As for countering harmful ideologies, there is a lot that the people holding the budget pen can do, and such language already appears in anti-DEI bills in some states:

  • No college may receive funds if it maintains a DEI office or DEI staff, uses DEI statements in admissions or hiring, has DEI training other than as required for compliance, or uses identity group as a factor in hiring or admissions. (Make sure to define DEI with enough specificity that colleges and courts know clearly what is prohibited.)
  • No college may apply more than X percent of its budget to non-instructional, non-facilities spending. That is, colleges must reduce administrative bloat.
  • No college may receive funds unless it adopts a statement of institutional neutrality on social and political issues, properly defines discriminatory harassment in a way consistent with freedom of expression, has no policies that inhibit free speech or freedom of association, has admission policies that filter out students who are likely to commit harassment or civil disobedience, has post-tenure review, and holds a Victims of Communism and Victims of Genocide Day.
  • No college may receive funds if it charges more than X percent to state agencies as overhead for partnered research.

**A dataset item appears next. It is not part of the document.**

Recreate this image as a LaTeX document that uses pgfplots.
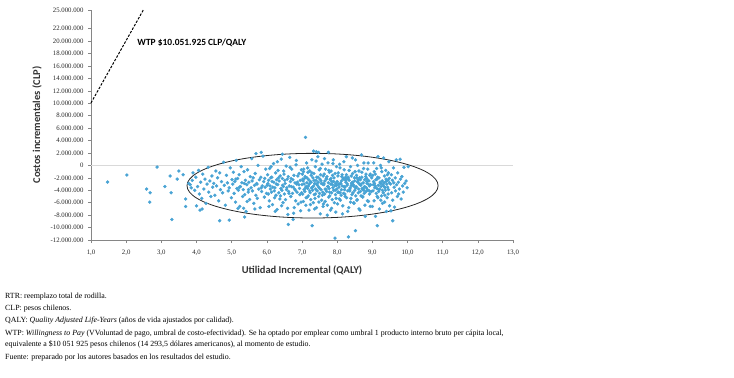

Finally, as for implementing a high-quality curriculum — there are good options.

First, no college may receive funding unless it requires a minimum level of economic literacy, civic literacy (think U.S. Constitution), and cultural literacy (back to Socrates and Shakespeare) for graduation. Consider some of the ideas in the General Education Act.

Second, the core general education curriculum should be limited to serious, content-rich courses, and colleges must redistribute faculty teaching loads into such courses.

Third, to the same end, the state’s flagship university could get a new school dedicated to civic education, leadership, and the liberal arts classically taught, modeled on the School of Economic Thought and Leadership at Arizona State University or the School of Civic Life and Leadership at the University of North Carolina. Of course, faculty hiring into the new school cannot be the same as the status quo, which is a fundamental reason the universities need such new schools in the first place. It’s critical to get advice from other states on how to properly develop new academic programs in often-hostile environments.

A state that implements these reforms will not just save millions of taxpayer dollars, it will improve life outcomes for many students and could save their communities.

Without a completely privatized market for higher education that lets students vote with their tuition dollars and requires colleges to compete on quality, we can only guess at what the “right” size of higher education budgets should be. Until that time, state budget makers are responsible for making good bets on student outcomes, holding public institutions accountable, and spending taxpayer dollars in alignment with state policies that serve and protect our democracy.